Question: “What does Hawkins think about this subject: I am usually a pretty average hybrid libertarian-conservative about things, but the hardest thing for me to reconcile with that (especially when talking to the other side) is land use and parkland. I can’t picture too many of the great parks (Grand Canyon, Yosemite, Glacier) having arisen out of the market alone. I find the thought of living in a place with only a smattering of small, private parks like you might find in nicer housing developments depressing.

To a lesser degree, I also value some of the land-use restrictions that have allowed the protection of charming places (like California’s Central Coast) from the housing tracts and strip malls that would no doubt otherwise pave them over.

Am I just being greedy or is what we have done to acquire public parkland and protect places from normal development reasonable within conservatism?” — oldch

Answer: All in all, I think we go way overboard on the land restrictions. Restrictions of that sort are one of the factors that drives housing prices sky high in certain areas. Moreover, federal and state governments own something like a 1/3 of all the land in the United States. That’s just ridiculous.

That being said, I don’t think they should fill up the Grand Canyon with cement and build a mall there or plug up Old Faithful so that they can put a mall on that spot. National Treasures of that sort should be protected.

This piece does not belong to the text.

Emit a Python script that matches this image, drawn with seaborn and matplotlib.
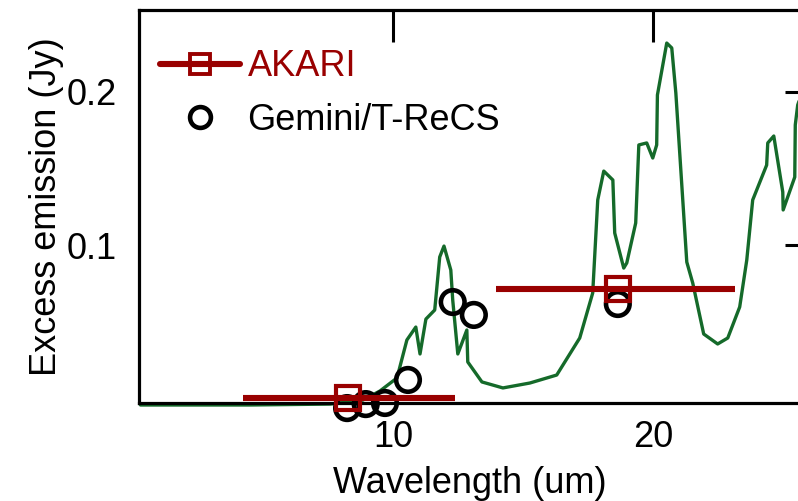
import matplotlib
matplotlib.use("Agg")
import matplotlib.pyplot as plt
from matplotlib.lines import Line2D
import numpy as np
import pandas as pd
import seaborn as sns

# Model excess spectrum (wavelength in um, flux in Jy)
spec_wave = [5.10, 6.83, 8.46, 9.23, 9.66, 10.11, 10.38, 10.63, 10.75, 10.92,
             11.18, 11.33, 11.46, 11.67, 11.73, 11.89, 12.18, 12.21, 12.68, 13.41,
             14.41, 15.48, 16.46, 17.04, 17.27, 17.55, 17.98, 18.07, 18.51, 18.66,
             19.11, 19.27, 19.68, 20.00, 20.21, 20.25, 20.76, 21.04, 21.27, 21.90,
             22.25, 22.91, 23.78, 24.43, 25.22, 25.70, 26.11, 27.10, 27.18, 27.62,
             28.29, 28.32, 29.21, 29.25, 29.44, 30.41]
spec_flux = [-0.0039, -0.0039, -0.0033, -0.0007, 0.0052, 0.0137, 0.0384, 0.0468, 0.0293, 0.0520,
             0.0579, 0.0924, 0.0995, 0.0839, 0.0644, 0.0293, 0.0449, 0.0241, 0.0111, 0.0072,
             0.0104, 0.0156, 0.0397, 0.0690, 0.1295, 0.1483, 0.1425, 0.1080, 0.0852, 0.0885,
             0.1145, 0.1653, 0.1666, 0.1568, 0.1653, 0.1978, 0.2316, 0.2284, 0.1991, 0.0891,
             0.0755, 0.0423, 0.0358, 0.0397, 0.0599, 0.0904, 0.1295, 0.1522, 0.1666, 0.1711,
             0.1347, 0.1230, 0.1444, 0.1783, 0.1913, 0.2141]

# Gemini/T-ReCS photometry
trecs_wave = [8.85, 9.30, 9.79, 10.41, 11.73, 12.41, 18.22]
trecs_flux = [-0.0059, -0.0033, -0.0026, 0.0124, 0.0631, 0.0547, 0.0618]

# AKARI photometry with band edges
akari_wave = [8.87, 18.22]
akari_flux = [0.0007, 0.0716]
akari_lo = [6.70, 13.16]
akari_hi = [11.80, 24.89]

labels = ["AKARI", "Gemini/T-ReCS"]

RED = "#990000"
GREEN = "#156a2a"

sns.set_theme(style="white")
plt.rcParams["font.family"] = ["Liberation Sans", "DejaVu Sans"]

fig = plt.figure(figsize=(7.98, 5.01), dpi=100)
W, H = 798, 501
ax = fig.add_axes([139 / W, (H - 403) / H, (801 - 139) / W, (403 - 10) / H])

spec = pd.DataFrame({"wave": spec_wave, "flux": spec_flux})
sns.lineplot(data=spec, x="wave", y="flux", ax=ax, color=GREEN, lw=2.4,
             sort=False, estimator=None, zorder=2)
for ln in ax.lines:
    ln.set_clip_on(False)
    ln.set_clip_path(None)

trecs = pd.DataFrame({"wave": trecs_wave, "flux": trecs_flux})
sns.scatterplot(data=trecs, x="wave", y="flux", ax=ax, marker="o", s=17 ** 2,
                facecolor="none", edgecolor="black", linewidth=3.3, zorder=3,
                clip_on=False)

xerr = np.array([np.array(akari_wave) - np.array(akari_lo),
                 np.array(akari_hi) - np.array(akari_wave)])
ax.errorbar(akari_wave, akari_flux, xerr=xerr, fmt="s", color=RED, ecolor=RED,
            elinewidth=4.4, capsize=0, ms=17.5, mfc="none", mec=RED, mew=3.0,
            zorder=4, clip_on=False)

ax.set_xscale("log")
ax.set_xlim(5.08, 29.7)
ax.set_ylim(-0.0026, 0.2531)
ax.set_xticks([10, 20])
ax.set_xticklabels(["10", "20"])
ax.xaxis.set_minor_locator(matplotlib.ticker.NullLocator())
ax.set_yticks([0.1, 0.2])
ax.set_yticklabels(["0.1", "0.2"])

ax.tick_params(axis="both", which="major", direction="in", top=True, right=True,
               labelsize=26, color="black", labelcolor="black", width=2.2)
ax.tick_params(axis="x", length=23, pad=12)
ax.tick_params(axis="y", length=11.5, pad=16)
for sp in ax.spines.values():
    sp.set_color("black")
    sp.set_linewidth(2.3)

ax.set_xlabel("Wavelength (um)", fontsize=26, color="black", labelpad=8)
ax.set_ylabel("Excess emission (Jy)", fontsize=26, color="black", labelpad=2)

handles = [
    Line2D([], [], color=RED, lw=4.4, marker="s", ms=14, mfc="none", mec=RED, mew=2.8),
    Line2D([], [], color="none", lw=0, marker="o", ms=15, mfc="none", mec="black", mew=3.3),
]
ax.legend(handles, labels, loc="upper left", bbox_to_anchor=(0.032, 0.90),
          borderaxespad=0, borderpad=0, handlelength=2.2, handletextpad=0.22,
          labelspacing=0.52, frameon=False, fontsize=26,
          labelcolor=[RED, "black"])

fig.savefig("out.png", dpi=100)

Some few people might see that position as “unconservative,” but to that I’d reply, “A foolish consistency is the hobgoblin of small minds.” We do need to protect our crucial monuments, national parks, and key wildlife refuges and we shouldn’t oppose doing so just because it would require the federal government to act. There is a time and place for government intervention and protecting sites like the Grand Canyon is worth it in my book.